Q: What should an ERP team do first if it wants to assess whether its environment is agent-ready?
Start with the API estate. Jentic’s tool allows teams to run an initial scan to establish a baseline and configure automatic rescoring each time code changes. In parallel, assess the data layer: whether structured and unstructured data sit on a governed, queryable foundation that can provide agents with current operational context.
On the infrastructure side, workload placement and compute sourcing decisions need to account for the near-70% increase in data center demand nationally. And on security, any organization connecting agents to operational systems—especially in regulated sectors—should review the Project Glasswing expansion against their own threat model and consider whether AI-native security tooling belongs in their 2026 roadmap.
Q: Is the enterprise AI infrastructure gap a 2026 problem, or is there time to address it methodically?
The window for a relaxed, methodical approach has closed. Anthropic has said that if Mythos-class models are six to 12 months from general availability across multiple vendors, organizations’ current security posture is already obsolete against the threat they will face by end of 2026.
Databricks’ 65%-plus growth rate suggests enterprise data platform decisions made now will shape agent capability for years. And the orbital compute discussion signals that infrastructure strategy is becoming geopolitical. The physical location of compute and storage is entering enterprise risk management. The infrastructure gap is real, measurable, and widening faster than most IT roadmaps currently reflect.
What This Means for ERP Insiders
- Data platform selection is an agent infrastructure decision. The Databricks-Snowflake competition is a proxy for a broader question: which platform will govern the data agents act on. ERP leaders evaluating or renewing data platform contracts should explicitly assess agent support capabilities, not just analytics performance.
- Your existing API estate almost certainly has agent readiness gaps. Jentic’s scoring framework identifies six readiness dimensions that go beyond technical validity to cover semantic clarity, runtime predictability, and machine discoverability. Running a baseline assessment before piloting agents in ERP workflows will surface problems that would otherwise appear as failed agent actions in production.
- Infrastructure cost and availability will affect AI deployment timelines. The near-70% increase in US data center spend is translating into longer lead times, higher compute costs, and more constrained infrastructure procurement. Enterprise IT and finance teams should factor this into 2026 and 2027 AI budget models now.
- AI-connected operational systems require AI-native security posture. Project Glasswing’s expansion into power, water, healthcare, and communications signals that AI-assisted attacks are a live threat to operationally critical enterprise systems.
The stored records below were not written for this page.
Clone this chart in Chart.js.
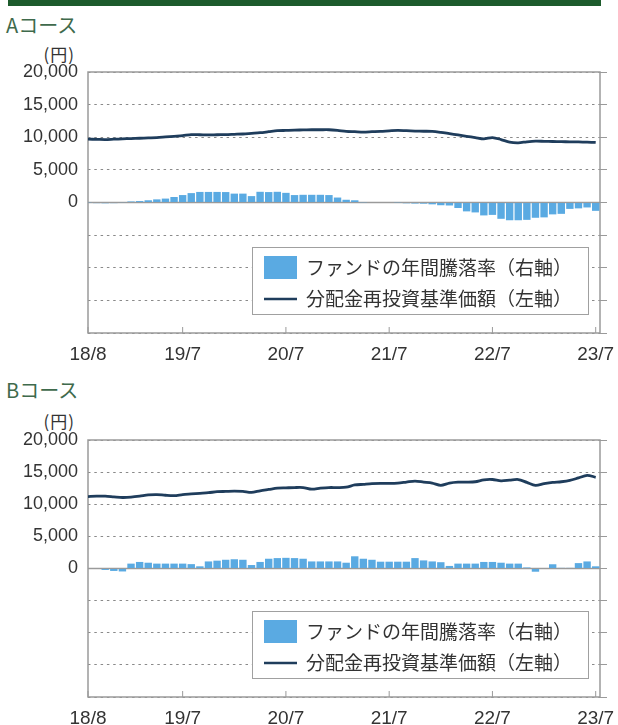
<!DOCTYPE html>
<html lang="ja">
<head>
<meta charset="utf-8">
<script src="https://cdn.jsdelivr.net/npm/chart.js@4.4.0/dist/chart.umd.min.js"></script>
<style>
  body { margin: 0; width: 618px; height: 725px; position: relative; overflow: hidden; background: #fff; font-family: "Noto Sans CJK JP", sans-serif; }
  .band { position: absolute; left: 8px; top: 0; width: 593px; height: 6px; background: #1d5b2c; }
  .course { position: absolute; left: 6px; font-size: 20px; line-height: 20px; color: #3f6a4c; }
  .unit { position: absolute; right: 543px; font-size: 17px; line-height: 17px; color: #333; letter-spacing: 1px; }
  canvas { position: absolute; left: 0; }
</style>
</head>
<body>
<div class="band"></div>
<div class="course" style="top:15px">Aコース</div>
<div class="unit" style="top:45px">(円)</div>
<canvas id="chartA" width="618" height="370" style="top:0"></canvas>
<div class="course" style="top:380px">Bコース</div>
<div class="unit" style="top:412px">(円)</div>
<canvas id="chartB" width="618" height="355" style="top:370px"></canvas>
<script>
// months 18/8 .. 23/7 (index 0..59)
const tickIdx = [0, 11, 23, 35, 47, 59];
const tickLabels = ['18/8', '19/7', '20/7', '21/7', '22/7', '23/7'];

const barLabel = 'ファンドの年間騰落率（右軸）';
const lineLabel = '分配金再投資基準価額（左軸）';

// Aコース 分配金再投資基準価額 (円)
const navA = [9700, 9680, 9650, 9700, 9750, 9800, 9850, 9900, 9950, 10050,
  10150, 10250, 10400, 10380, 10350, 10380, 10400, 10450, 10500, 10600,
  10700, 10850, 11000, 11050, 11100, 11120, 11150, 11150, 11150, 11050,
  10900, 10850, 10800, 10850, 10900, 10980, 11050, 11000, 10950, 10920,
  10900, 10750, 10550, 10350, 10150, 9950, 9750, 9950, 9650, 9250,
  9150, 9300, 9400, 9380, 9350, 9320, 9300, 9280, 9250, 9200];
// Aコース 年間騰落率 (%)
const retA = [-0.2, -0.5, -0.6, -0.5, 0.3, 0.8, 1.1, 1.7, 2.4, 3.0,
  4.2, 5.7, 7.2, 8.1, 8.1, 8.1, 8.0, 6.8, 6.8, 4.9,
  8.2, 8.0, 8.2, 7.4, 5.7, 5.9, 5.9, 5.9, 5.7, 3.8,
  2.1, 1.7, 0.2, 0, 0, 0, -0.2, -0.6, -0.8, -0.9,
  -1.4, -2.1, -2.3, -4.2, -6.8, -7.6, -9.9, -9.5, -12.5, -13.6,
  -13.6, -13.3, -11.7, -11.4, -9.1, -8.7, -4.9, -4.5, -3.8, -6.4];

// Bコース 分配金再投資基準価額 (円)
const navB = [11200, 11250, 11250, 11150, 11050, 11100, 11250, 11450, 11500, 11400,
  11350, 11500, 11600, 11700, 11800, 11950, 12000, 12050, 12000, 11850,
  12100, 12300, 12500, 12550, 12600, 12600, 12350, 12500, 12600, 12600,
  12650, 13000, 13100, 13200, 13250, 13250, 13300, 13450, 13600, 13450,
  13300, 12950, 13300, 13450, 13450, 13500, 13800, 13850, 13650, 13750,
  13850, 13400, 12950, 13200, 13400, 13500, 13700, 14100, 14500, 14200];
// Bコース 年間騰落率 (%)
const retB = [0, -0.4, -1.1, -1.9, -2.3, 3.8, 5.1, 4.5, 3.8, 3.8,
  3.8, 3.8, 3.4, 1.7, 5.5, 6.1, 6.8, 7.2, 6.8, 2.7,
  5.1, 7.6, 8.1, 8.3, 8.1, 7.6, 5.5, 5.5, 5.5, 5.5,
  4.5, 9.5, 7.6, 6.8, 5.3, 5.3, 5.3, 5.3, 8.1, 6.3,
  5.5, 4.9, 2.0, 3.8, 3.8, 3.8, 5.1, 5.1, 4.5, 3.8,
  3.8, 0.8, -2.5, 0.4, 3.3, 0.5, 0.5, 4.2, 5.5, 1.7];

const barColor = '#5aaae2';
const lineColor = '#1f3d5c';
const frameColor = '#9a9a9a';
const numFont = { family: 'Liberation Sans', size: 18 };

const framePlugin = {
  id: 'frame',
  beforeDatasetsDraw(chart) {
    const a = chart.chartArea, ctx = chart.ctx;
    const y0 = chart.scales.y.getPixelForValue(0);
    ctx.save();
    ctx.strokeStyle = frameColor;
    ctx.lineWidth = 1.5;
    ctx.strokeRect(a.left, a.top, a.right - a.left, a.bottom - a.top);
    ctx.beginPath();
    ctx.moveTo(a.left, y0);
    ctx.lineTo(a.right, y0);
    ctx.stroke();
    // x tick marks drawn inward
    ctx.lineWidth = 1;
    tickIdx.forEach(i => {
      const x = chart.scales.x.getPixelForValue(i);
      ctx.beginPath();
      ctx.moveTo(x, a.bottom);
      ctx.lineTo(x, a.bottom - 6);
      ctx.stroke();
    });
    ctx.restore();
  },
  afterDraw(chart) {
    const a = chart.chartArea, ctx = chart.ctx;
    const w = 336, h = 67;
    const x = a.right - 12 - w, y = a.bottom - 19 - h;
    const ds = chart.data.datasets;
    ctx.save();
    ctx.fillStyle = '#fff';
    ctx.fillRect(x, y, w, h);
    ctx.strokeStyle = '#a0a0a0';
    ctx.lineWidth = 1;
    ctx.strokeRect(x + 0.5, y + 0.5, w, h);
    ctx.fillStyle = barColor;
    ctx.fillRect(x + 12, y + 9, 33, 23);
    ctx.strokeStyle = lineColor;
    ctx.lineWidth = 2.5;
    ctx.beginPath();
    ctx.moveTo(x + 12, y + 52);
    ctx.lineTo(x + 45, y + 52);
    ctx.stroke();
    ctx.fillStyle = '#333';
    ctx.font = '19px "Noto Sans CJK JP"';
    ctx.textBaseline = 'middle';
    ctx.fillText(ds[1].label, x + 54, y + 21);
    ctx.fillText(ds[0].label, x + 54, y + 52);
    ctx.restore();
  }
};

function makeChart(id, nav, ret, padTop, xHeight) {
  return new Chart(document.getElementById(id), {
    type: 'bar',
    data: {
      datasets: [{
        type: 'line',
        label: lineLabel,
        data: nav.map((v, i) => ({ x: i, y: v })),
        yAxisID: 'y',
        borderColor: lineColor,
        borderWidth: 2.8,
        pointRadius: 0,
        tension: 0.3,
        order: 0
      }, {
        type: 'bar',
        label: barLabel,
        data: ret.map((v, i) => ({ x: i, y: v })),
        yAxisID: 'y1',
        backgroundColor: barColor,
        barPercentage: 0.86,
        categoryPercentage: 1,
        order: 1
      }]
    },
    options: {
      responsive: false,
      animation: false,
      layout: { padding: { top: padTop, left: 0, right: 0, bottom: 0 } },
      plugins: { legend: { display: false }, tooltip: { enabled: false } },
      scales: {
        x: {
          type: 'linear',
          offset: false,
          min: 0,
          max: 59.5,
          afterBuildTicks: s => { s.ticks = tickIdx.map(v => ({ value: v })); },
          afterFit: s => { s.height = xHeight; },
          grid: { display: false, drawTicks: true, tickLength: 10, offset: false },
          border: { display: false },
          ticks: {
            autoSkip: false,
            maxRotation: 0,
            padding: 0,
            color: '#333',
            font: { family: 'Liberation Sans', size: 19 },
            callback: v => tickLabels[tickIdx.indexOf(v)]
          }
        },
        y: {
          position: 'left',
          min: -20000,
          max: 20000,
          afterFit: s => { s.width = 88; },
          grid: { color: '#8a8a8a', lineWidth: 1, drawTicks: false },
          border: { display: false, dash: [2.5, 3.8] },
          ticks: {
            stepSize: 5000,
            padding: 10,
            color: '#333',
            font: numFont,
            callback: v => v < 0 ? '' : v.toLocaleString('en-US')
          }
        },
        y1: {
          position: 'right',
          min: -100,
          max: 100,
          afterFit: s => { s.width = 18; },
          grid: { drawOnChartArea: false, drawTicks: true, tickLength: 7, color: frameColor },
          border: { display: false },
          ticks: { stepSize: 25, display: false }
        }
      }
    },
    plugins: [framePlugin]
  });
}

makeChart('chartA', navA, retA, 72, 37);
makeChart('chartB', navB, retB, 70, 28);
</script>
</body>
</html>
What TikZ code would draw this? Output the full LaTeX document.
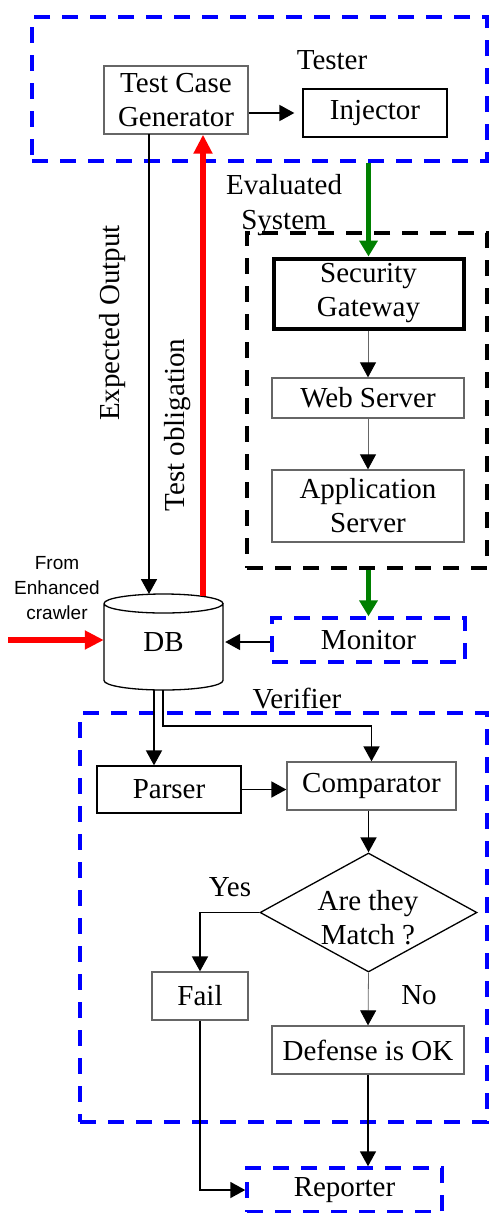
\documentclass[tikz,border=0pt]{standalone}
\usepackage{fontspec}
\setmainfont{Liberation Serif}
\newfontfamily\labsans{Liberation Sans}
\usetikzlibrary{arrows.meta,shapes.geometric}
\begin{document}
\begin{tikzpicture}[x=1pt,y=-1pt,
  font=\fontsize{29}{34}\selectfont,
  box/.style={draw, line width=1.3pt, inner sep=0pt, align=center},
  graybox/.style={box, draw=black!60},
  thickbox/.style={box, line width=4pt},
  bluegroup/.style={draw=blue, line width=3.5pt, dash pattern=on 16pt off 12pt, inner sep=0pt},
  blackgroup/.style={draw=black, line width=3.5pt, dash pattern=on 16pt off 12pt, inner sep=0pt},
  conn/.style={line width=1.8pt, -{Triangle[length=15pt,width=16pt]}},
  thinconn/.style={draw=black!60, line width=0.8pt, -{Triangle[length=15pt,width=16pt,fill=black,color=black]}},
  redconn/.style={draw=red, line width=6pt, -{Triangle[length=19pt,width=18pt]}},
  greenconn/.style={draw=green!50!black, line width=5pt, -{Triangle[length=16pt,width=18pt]}},
  lbl/.style={inner sep=0pt, align=center}
]
\useasboundingbox (0,0) rectangle (489,1213);

% group boxes
\node[bluegroup, minimum width=455pt, minimum height=144pt] (tester) at (259.5,89) {};
\node[blackgroup, minimum width=240pt, minimum height=335pt] (evsys) at (367,400.5) {};
\node[bluegroup, minimum width=407pt, minimum height=409pt] (verifier) at (283.5,917.5) {};

% labels
\node[lbl] (testerlbl) at (332,60) {Tester};
\node[lbl, font=\fontsize{29}{35}\selectfont] (evlbl) at (284,205) {Evaluated\\System};
\node[lbl] (verlbl) at (297,698) {Verifier};
\node[lbl, rotate=90] (eolbl) at (113,323) {Expected Output};
\node[lbl, rotate=90] (tolbl) at (178,425) {Test obligation};
\node[lbl, font=\labsans\fontsize{19}{25}\selectfont] (fromlbl) at (57,588) {From\\Enhanced\\crawler};
\node[lbl] (yeslbl) at (230,887) {Yes};
\node[lbl] (nolbl) at (419,995) {No};

% boxes
\node[graybox, minimum width=144pt, minimum height=68pt] (tcg) at (176,100) {Test Case\\Generator};
\node[box, minimum width=144pt, minimum height=48pt] (inj) at (375,113) {Injector};
\node[thickbox, minimum width=190pt, minimum height=70pt] (sg) at (368.5,293.5) {Security\\Gateway};
\node[graybox, minimum width=192pt, minimum height=40pt] (ws) at (368,398) {Web Server};
\node[graybox, minimum width=192pt, minimum height=72pt] (as) at (368,506) {Application\\Server};
\node[bluegroup, minimum width=193pt, minimum height=44pt] (mon) at (368.5,640) {Monitor};
\node[inner sep=0pt, minimum width=119pt, minimum height=96pt] (db) at (163.5,642) {DB};
\node[box, minimum width=144pt, minimum height=47pt] (parser) at (169,789.5) {Parser};
\node[graybox, minimum width=169pt, minimum height=48pt] (comp) at (371.5,786) {Comparator};
\node[draw, line width=1.3pt, diamond, aspect=1.8, inner sep=0pt, minimum width=217pt, minimum height=119pt] (dec) at (368.5,912.5) {};
\node[lbl] (dectxt) at (368,918) {Are they\\Match ?};
\node[graybox, minimum width=96pt, minimum height=48pt] (fail) at (200,996) {Fail};
\node[graybox, minimum width=192pt, minimum height=48pt] (def) at (368,1050) {Defense is OK};
\node[bluegroup, minimum width=195pt, minimum height=44pt] (rep) at (344.5,1190) {Reporter};

% cylinder for DB
\draw[line width=1.3pt] (104,603.5) arc[start angle=180, end angle=540, x radius=59.5, y radius=9.5]
  (104,603.5) -- (104,680.5) arc[start angle=180, end angle=360, x radius=59.5, y radius=-9.5] -- (223,603.5);

% connectors
\coordinate (eotop) at (149,134);
\coordinate (eobot) at (149,594);
\coordinate (tostart) at (203,596);
\coordinate (redstart) at (8,640);
\coordinate (dbout1) at (154,690);
\coordinate (dbout2) at (163,690);
\coordinate (dbturn) at (163,726);
\draw[conn] (tcg.east |- inj.west) -- ([xshift=-8pt]inj.west);
\draw[conn] (eotop) -- (eobot);
\draw[redconn] (tostart) -- (tcg.south -| tostart);
\draw[greenconn] (tester.south -| sg.north) -- (sg.north);
\draw[thinconn] (sg.south -| ws.north) -- (ws.north);
\draw[thinconn] (ws.south) -- (as.north);
\draw[greenconn] (evsys.south -| mon.north) -- (mon.north);
\draw[conn] (mon.west |- db.east) -- ([xshift=2pt]db.east);
\draw[redconn] (redstart) -- (db.west |- redstart);
\draw[conn] (dbout1) -- (parser.north -| dbout1);
\draw[conn] (dbout2) -- (dbturn) -| (comp.north);
\draw[conn] (parser.east) -- (comp.west |- parser.east);
\draw[conn] (comp.south -| dec.north) -- (dec.north);
\draw[conn] (dec.west) -| (fail.north);
\draw[thinconn] (dec.south) -- (def.north);
\draw[conn] (def.south) -- (rep.north -| def.south);
\draw[conn] (fail.south) |- (rep.west);
\end{tikzpicture}
\end{document}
If your ERP connects to plant management, supply chain execution, or financial settlement, the threat model has changed, and the security tooling needs to change with it.
- Agent readiness is not a single decision; it is a governance program. API readiness, data governance, compute strategy, and security posture each require ongoing management. The organizations that will run agents reliably in 2027 are those building the scoring, monitoring, remediation, and access control infrastructure now, before agent deployment creates pressure to shortcut it.